── EXERCISE MATERIALS ──

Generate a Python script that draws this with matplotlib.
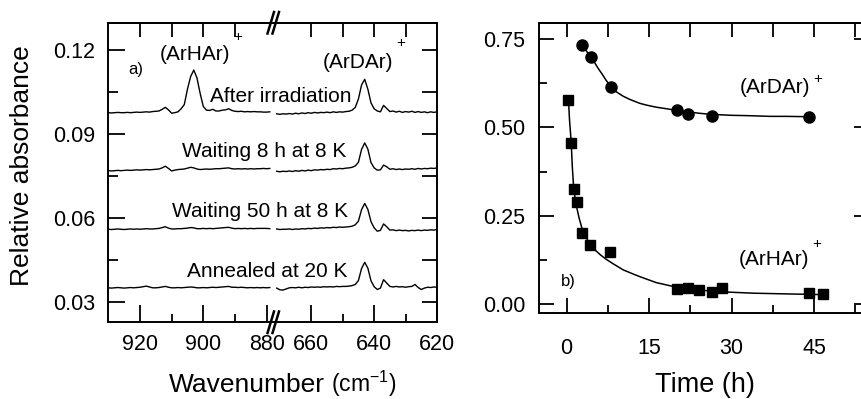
import matplotlib
matplotlib.use('Agg')
import matplotlib.pyplot as plt
from matplotlib.ticker import MultipleLocator, FixedLocator, FormatStrFormatter
from matplotlib.lines import Line2D

plt.rcParams['font.family'] = ['Liberation Sans', 'DejaVu Sans']
plt.rcParams['mathtext.default'] = 'regular'

# ---------------- data: panel a) spectra ----------------
wn_left = list(range(930, 878, -1))    # 930 ... 879 cm-1
wn_right = list(range(671, 619, -1))   # 671 ... 620 cm-1

irr_left = [0.0976, 0.0975, 0.0976, 0.0977, 0.0976, 0.0976, 0.0977, 0.0976, 0.0977, 0.0978,
            0.0977, 0.0978, 0.0979, 0.0978, 0.0980, 0.0981, 0.0982, 0.0988, 0.0995, 0.0986,
            0.0974, 0.0976, 0.0979, 0.0990, 0.1005, 0.1060, 0.1105, 0.1128, 0.1100, 0.1045,
            0.0998, 0.0985, 0.0984, 0.0988, 0.0982, 0.0982, 0.0985, 0.0986, 0.0990, 0.0984,
            0.0981, 0.0980, 0.0981, 0.0979, 0.0980, 0.0979, 0.0980, 0.0979, 0.0979, 0.0978,
            0.0978, 0.0979]
irr_right = [0.0972, 0.0970, 0.0972, 0.0971, 0.0973, 0.0971, 0.0974, 0.0972, 0.0975, 0.0973,
             0.0976, 0.0974, 0.0977, 0.0975, 0.0977, 0.0976, 0.0978, 0.0976, 0.0979, 0.0977,
             0.0979, 0.0978, 0.0980, 0.0981, 0.0985, 0.0995, 0.1025, 0.1075, 0.1095, 0.1060,
             0.1011, 0.0990, 0.0982, 0.0979, 0.1002, 0.0991, 0.0980, 0.0982, 0.0978, 0.0981,
             0.0977, 0.0980, 0.0978, 0.0981, 0.0977, 0.0980, 0.0977, 0.0979, 0.0976, 0.0979,
             0.0977, 0.0979]

w8_left = [0.0769, 0.0768, 0.0769, 0.0770, 0.0769, 0.0770, 0.0771, 0.0770, 0.0771, 0.0772,
           0.0771, 0.0772, 0.0773, 0.0772, 0.0773, 0.0774, 0.0775, 0.0779, 0.0785, 0.0777,
           0.0768, 0.0771, 0.0773, 0.0774, 0.0775, 0.0778, 0.0781, 0.0779, 0.0775, 0.0773,
           0.0774, 0.0775, 0.0774, 0.0775, 0.0776, 0.0776, 0.0777, 0.0778, 0.0779, 0.0776,
           0.0775, 0.0776, 0.0775, 0.0776, 0.0775, 0.0776, 0.0775, 0.0776, 0.0776, 0.0777,
           0.0776, 0.0777]
w8_right = [0.0767, 0.0765, 0.0767, 0.0766, 0.0768, 0.0766, 0.0769, 0.0767, 0.0770, 0.0768,
            0.0771, 0.0769, 0.0772, 0.0771, 0.0773, 0.0772, 0.0774, 0.0773, 0.0776, 0.0775,
            0.0777, 0.0776, 0.0778, 0.0779, 0.0781, 0.0786, 0.0799, 0.0845, 0.0868, 0.0846,
            0.0798, 0.0779, 0.0771, 0.0772, 0.0789, 0.0783, 0.0774, 0.0776, 0.0773, 0.0775,
            0.0773, 0.0775, 0.0774, 0.0776, 0.0774, 0.0777, 0.0775, 0.0777, 0.0776, 0.0778,
            0.0777, 0.0779]

w50_left = [0.0560, 0.0559, 0.0560, 0.0561, 0.0560, 0.0559, 0.0560, 0.0561, 0.0560, 0.0561,
            0.0560, 0.0561, 0.0562, 0.0561, 0.0561, 0.0562, 0.0563, 0.0566, 0.0569, 0.0564,
            0.0561, 0.0561, 0.0562, 0.0562, 0.0563, 0.0564, 0.0566, 0.0565, 0.0562, 0.0562,
            0.0563, 0.0562, 0.0563, 0.0562, 0.0563, 0.0564, 0.0565, 0.0566, 0.0567, 0.0564,
            0.0562, 0.0563, 0.0562, 0.0563, 0.0562, 0.0563, 0.0562, 0.0563, 0.0563, 0.0563,
            0.0563, 0.0562]
w50_right = [0.0561, 0.0559, 0.0560, 0.0560, 0.0561, 0.0559, 0.0561, 0.0560, 0.0562, 0.0561,
             0.0563, 0.0562, 0.0564, 0.0563, 0.0565, 0.0564, 0.0566, 0.0565, 0.0567, 0.0566,
             0.0568, 0.0567, 0.0568, 0.0569, 0.0571, 0.0576, 0.0589, 0.0630, 0.0652, 0.0631,
             0.0587, 0.0565, 0.0553, 0.0556, 0.0579, 0.0569, 0.0557, 0.0558, 0.0555, 0.0557,
             0.0555, 0.0556, 0.0554, 0.0556, 0.0555, 0.0557, 0.0555, 0.0557, 0.0556, 0.0558,
             0.0557, 0.0559]

ann_left = [0.0351, 0.0350, 0.0351, 0.0352, 0.0351, 0.0350, 0.0351, 0.0352, 0.0351, 0.0352,
            0.0353, 0.0355, 0.0357, 0.0354, 0.0351, 0.0351, 0.0352, 0.0354, 0.0356, 0.0353,
            0.0351, 0.0351, 0.0352, 0.0351, 0.0352, 0.0353, 0.0354, 0.0353, 0.0351, 0.0351,
            0.0352, 0.0351, 0.0352, 0.0353, 0.0352, 0.0353, 0.0354, 0.0355, 0.0356, 0.0353,
            0.0353, 0.0352, 0.0353, 0.0352, 0.0351, 0.0352, 0.0351, 0.0352, 0.0351, 0.0352,
            0.0351, 0.0352]
ann_right = [0.0350, 0.0344, 0.0343, 0.0347, 0.0351, 0.0352, 0.0351, 0.0353, 0.0351, 0.0353,
             0.0352, 0.0354, 0.0353, 0.0354, 0.0353, 0.0355, 0.0354, 0.0355, 0.0354, 0.0356,
             0.0355, 0.0356, 0.0356, 0.0357, 0.0359, 0.0363, 0.0377, 0.0420, 0.0442, 0.0421,
             0.0376, 0.0355, 0.0345, 0.0350, 0.0380, 0.0368, 0.0356, 0.0354, 0.0356, 0.0354,
             0.0355, 0.0353, 0.0355, 0.0356, 0.0363, 0.0352, 0.0345, 0.0350, 0.0353, 0.0352,
             0.0354, 0.0353]

# ---------------- data: panel b) kinetics ----------------
t_ArDAr = [2.9, 4.4, 8.0, 20.1, 22.0, 26.5, 44.1]
a_ArDAr = [0.733, 0.700, 0.615, 0.549, 0.537, 0.532, 0.529]
t_ArHAr = [0.36, 0.86, 1.28, 1.88, 2.86, 4.3, 7.84, 20.0, 22.0, 24.1, 26.4, 28.2, 44.1, 46.6]
a_ArHAr = [0.578, 0.457, 0.326, 0.290, 0.201, 0.168, 0.147, 0.043, 0.046, 0.041, 0.035, 0.046, 0.031, 0.029]

fit_t_D = [2.9, 3.5, 4.4, 5.0, 5.7, 6.5, 7.2, 8.0, 9.0, 10.3, 11.5, 13.3, 14.5, 16.3, 18.0,
           20.0, 22.0, 24.0, 26.0, 30.0, 33.0, 37.0, 40.0, 44.1]
fit_a_D = [0.733, 0.718, 0.700, 0.686, 0.668, 0.650, 0.633, 0.617, 0.601, 0.588, 0.579, 0.568,
           0.563, 0.557, 0.553, 0.548, 0.544, 0.540, 0.537, 0.534, 0.533, 0.531, 0.531, 0.530]
fit_t_H = [0.36, 0.55, 0.86, 1.05, 1.28, 1.6, 1.88, 2.3, 2.86, 3.5, 4.3, 5.2, 6.2, 7.2, 8.5,
           10.3, 12.0, 13.3, 16.3, 20.0, 24.0, 28.0, 34.0, 40.0, 46.6]
fit_a_H = [0.578, 0.521, 0.457, 0.390, 0.335, 0.295, 0.272, 0.243, 0.212, 0.190, 0.170, 0.153,
           0.139, 0.127, 0.114, 0.097, 0.086, 0.078, 0.061, 0.048, 0.040, 0.035, 0.031, 0.029,
           0.027]

# ---------------- figure ----------------
W, H = 861, 399
fig = plt.figure(figsize=(W / 100, H / 100), dpi=100)


def fx(px):
    return px / W


def fy(py):
    return 1 - py / H


LW_SP = 1.4
FS_TICK = 15.5
FS_ANN = 15

axA = fig.add_axes([fx(108), fy(322), fx(272) - fx(108), fy(23) - fy(322)])
axB = fig.add_axes([fx(272), fy(322), fx(437) - fx(272), fy(23) - fy(322)])

for ax, wn, series in ((axA, wn_left, (irr_left, w8_left, w50_left, ann_left)),
                       (axB, wn_right, (irr_right, w8_right, w50_right, ann_right))):
    for s in series:
        ax.plot(wn, s, color='black', lw=1.0)
    ax.set_ylim(0.0229, 0.1296)
    for sp in ax.spines.values():
        sp.set_linewidth(LW_SP)

axA.set_xlim(930.1, 878.3)
axB.set_xlim(672.5, 620)
axA.spines['right'].set_visible(False)
axB.spines['left'].set_visible(False)

axA.xaxis.set_major_locator(FixedLocator([920, 900, 880]))
axA.xaxis.set_minor_locator(FixedLocator([910, 890]))
axB.xaxis.set_major_locator(FixedLocator([660, 640, 620]))
axB.xaxis.set_minor_locator(FixedLocator([650, 630]))
for ax in (axA, axB):
    ax.tick_params(axis='x', which='major', direction='in', length=12, width=1.3,
                   labelsize=FS_TICK, pad=9, top=False)
    ax.tick_params(axis='x', which='minor', direction='in', length=6, width=1.3, top=False)
    ax.xaxis.set_major_formatter(FormatStrFormatter('%d'))

axA.yaxis.set_major_locator(MultipleLocator(0.03))
axA.yaxis.set_minor_locator(MultipleLocator(0.015))
axA.yaxis.set_major_formatter(FormatStrFormatter('%.2f'))
axA.tick_params(axis='y', which='major', direction='in', length=12, width=1.3,
                labelsize=FS_TICK, pad=9, right=False)
axA.tick_params(axis='y', which='minor', direction='in', length=7, width=1.3, right=False)

axB.yaxis.set_major_locator(MultipleLocator(0.015))
axB.yaxis.set_minor_locator(FixedLocator([]))
axB.tick_params(axis='y', which='major', direction='in', length=11, width=1.3,
                left=False, labelleft=False, right=True)

secA = axA.secondary_xaxis('top')
secA.set_xticks([920, 910, 900, 890])
secA.tick_params(direction='in', length=10, width=1.3, labeltop=False)
secA.spines['top'].set_linewidth(LW_SP)
secB = axB.secondary_xaxis('top')
secB.set_xticks([660, 650, 640, 630])
secB.tick_params(direction='in', length=10, width=1.3, labeltop=False)
secB.spines['top'].set_linewidth(LW_SP)

# annotations panel a
axA.text(921.3, 0.1114, 'a)', fontsize=12, ha='center', va='baseline')
axA.text(902.6, 0.1164, '(ArHAr)', fontsize=FS_ANN, ha='center', va='baseline')
axA.text(889.0, 0.1245, '+', fontsize=11, ha='center', va='center')
axB.text(645.2, 0.1135, '(ArDAr)', fontsize=FS_ANN, ha='center', va='baseline')
axB.text(631.6, 0.1224, '+', fontsize=11, ha='center', va='center')
axB.text(647.3, 0.1015, 'After irradiation', fontsize=FS_ANN, ha='right', va='baseline')
axB.text(648.9, 0.0819, 'Waiting 8 h at 8 K', fontsize=FS_ANN, ha='right', va='baseline')
axB.text(648.4, 0.0605, 'Waiting 50 h at 8 K', fontsize=FS_ANN, ha='right', va='baseline')
axB.text(648.6, 0.0391, 'Annealed at 20 K', fontsize=FS_ANN, ha='right', va='baseline')

# axis break marks
for y0, y1 in ((12, 33.5), (311.5, 333)):
    for dx in (0, 5):
        fig.add_artist(Line2D([fx(267.5 + dx), fx(274 + dx)], [fy(y1), fy(y0)],
                              color='black', lw=1.8, transform=fig.transFigure))

fig.text(fx(22), fy(166), 'Relative absorbance', rotation=90, fontsize=19,
         ha='center', va='center')
fig.text(fx(325), fy(392), 'Wavenumber', fontsize=19, ha='right', va='baseline')
fig.text(fx(331), fy(392), '(cm$^{-1}$)', fontsize=16.5, ha='left', va='baseline')

# ---------------- panel b ----------------
axC = fig.add_axes([fx(539), fy(313), fx(869) - fx(539), fy(23) - fy(313)])
axC.plot(fit_t_D, fit_a_D, color='black', lw=1.1)
axC.plot(fit_t_H, fit_a_H, color='black', lw=1.1)
axC.plot(t_ArDAr, a_ArDAr, 'o', color='black', ms=8, clip_on=False)
axC.plot(t_ArHAr, a_ArHAr, 's', color='black', ms=7.2, clip_on=False)
axC.set_xlim(-5, 55)
axC.set_ylim(-0.025, 0.795)
for sp in axC.spines.values():
    sp.set_linewidth(LW_SP)
axC.xaxis.set_major_locator(MultipleLocator(15))
axC.xaxis.set_minor_locator(MultipleLocator(7.5))
axC.yaxis.set_major_locator(MultipleLocator(0.25))
axC.yaxis.set_minor_locator(MultipleLocator(0.125))
axC.yaxis.set_major_formatter(FormatStrFormatter('%.2f'))
axC.tick_params(axis='x', which='major', direction='in', length=11, width=1.3,
                labelsize=FS_TICK, pad=18, top=False)
axC.tick_params(axis='x', which='minor', direction='in', length=6, width=1.3, top=False)
axC.tick_params(axis='y', which='major', direction='in', length=11, width=1.3,
                labelsize=FS_TICK, pad=10, right=True)
axC.tick_params(axis='y', which='minor', direction='in', length=6, width=1.3, right=True)
secC = axC.secondary_xaxis('top')
secC.set_xticks([0, 7.5, 15, 22.5, 30, 37.5, 45, 52.5])
secC.tick_params(direction='in', length=10, width=1.3, labeltop=False)
secC.spines['top'].set_linewidth(LW_SP)

axC.text(37.9, 0.597, '(ArDAr)', fontsize=FS_ANN, ha='center', va='baseline')
axC.text(45.7, 0.636, '+', fontsize=11, ha='center', va='center')
axC.text(37.7, 0.110, '(ArHAr)', fontsize=FS_ANN, ha='center', va='baseline')
axC.text(45.5, 0.171, '+', fontsize=11, ha='center', va='center')
axC.text(0.36, 0.051, 'b)', fontsize=12, ha='center', va='baseline')

fig.text(fx(705), fy(392), 'Time (h)', fontsize=19.5, ha='center', va='baseline')

fig.savefig('out.png', dpi=100)
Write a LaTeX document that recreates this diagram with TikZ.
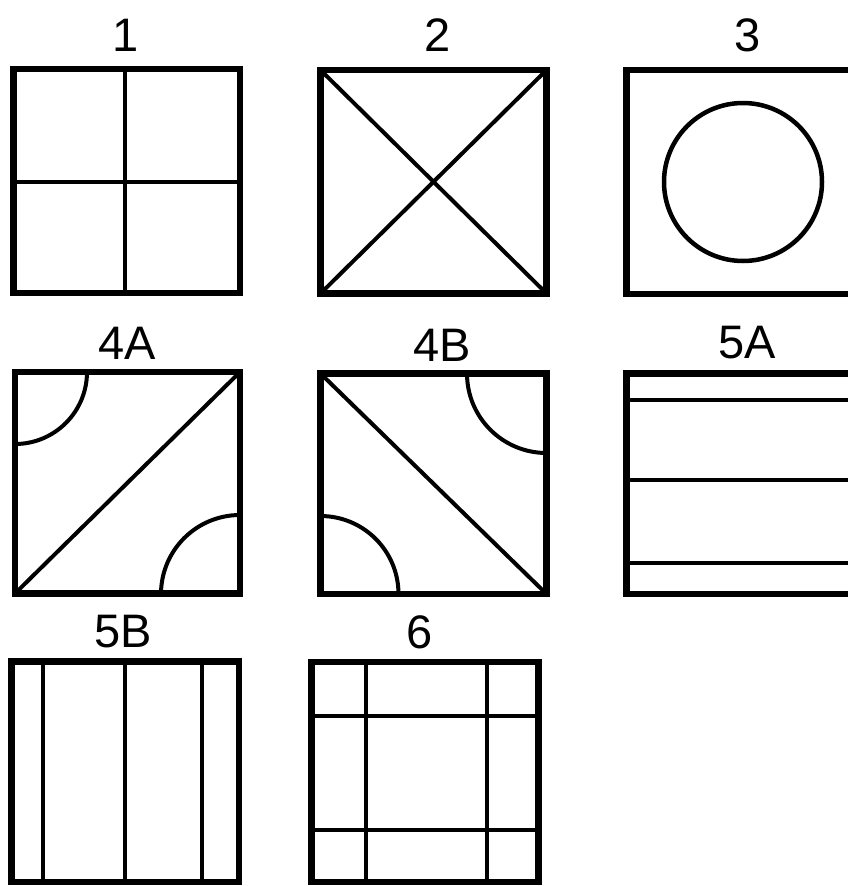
\documentclass[tikz,border=0pt]{standalone}
\usepackage{fontspec}
\setmainfont{Liberation Sans}
\begin{document}
\begin{tikzpicture}[x=1pt,y=-1pt,
  frame/.style={line width=6.5pt,line join=miter},
  inner/.style={line width=4pt},
  lab/.style={font=\fontsize{47}{47}\selectfont,inner sep=0pt,anchor=center}]
\useasboundingbox (0,0) rectangle (848,886);
\clip (0,0) rectangle (848,886);
% labels
\node[lab] (l1) at (126,35) {1};
\node[lab] (l2) at (438,35) {2};
\node[lab] (l3) at (748,35) {3};
\node[lab] (l4a) at (127,343) {4A};
\node[lab] (l4b) at (442,345) {4B};
\node[lab] (l5a) at (747,343) {5A};
\node[lab] (l5b) at (123,632) {5B};
\node[lab] (l6) at (420,632) {6};
% box 1
\draw[inner] (125,69) -- (125,293);
\draw[inner] (13.5,182) -- (240,182);
\draw[frame] (13.5,69) rectangle (240,293);
% box 2
\draw[inner] (320.5,70) -- (546.5,293.5);
\draw[inner] (320.5,293.5) -- (546.5,70);
\draw[frame] (320.5,70) rectangle (546.5,293.5);
% box 3
\draw[inner,line width=4.5pt] (743,182) circle (79);
\draw[frame] (626.5,70) rectangle (853,294);
% box 4A
\draw[inner] (15,593.5) -- (240,372);
\draw[inner] (87,372) arc[start angle=0,end angle=90,radius=72];
\draw[inner] (240,515) arc[start angle=-90,end angle=-180,radius=79];
\draw[frame] (15,372) rectangle (240,593.5);
% box 4B
\draw[inner] (320.5,373.5) -- (546.5,594);
\draw[inner] (467,373.5) arc[start angle=180,end angle=90,radius=79.5];
\draw[inner] (320.5,516) arc[start angle=-90,end angle=0,radius=78];
\draw[frame] (320.5,373.5) rectangle (546.5,594);
% box 5A
\draw[inner] (626.5,400) -- (853,400);
\draw[inner] (626.5,480) -- (853,480);
\draw[inner] (626.5,563) -- (853,563);
\draw[frame] (626.5,373.5) rectangle (853,594);
% box 5B
\draw[inner] (43,661.5) -- (43,882);
\draw[inner] (125,661.5) -- (125,882);
\draw[inner] (202,661.5) -- (202,882);
\draw[frame] (11.5,661.5) rectangle (239,882);
% box 6
\draw[inner] (366,662) -- (366,882);
\draw[inner] (487,662) -- (487,882);
\draw[inner] (311.5,716) -- (538.5,716);
\draw[inner] (311.5,830) -- (538.5,830);
\draw[frame] (311.5,662) rectangle (538.5,882);
\end{tikzpicture}
\end{document}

───

--- AIM OF THE EXERCISE ---
Go back to the entries above and restate word for word every line from the first through the one that contains "wn_right = list(range(671, 619, -1))", leaving the pictures behind.

--- RESPONSE ---
Generate a Python script that draws this with matplotlib.
import matplotlib
matplotlib.use('Agg')
import matplotlib.pyplot as plt
from matplotlib.ticker import MultipleLocator, FixedLocator, FormatStrFormatter
from matplotlib.lines import Line2D

plt.rcParams['font.family'] = ['Liberation Sans', 'DejaVu Sans']
plt.rcParams['mathtext.default'] = 'regular'

# ---------------- data: panel a) spectra ----------------
wn_left = list(range(930, 878, -1))    # 930 ... 879 cm-1
wn_right = list(range(671, 619, -1))   # 671 ... 620 cm-1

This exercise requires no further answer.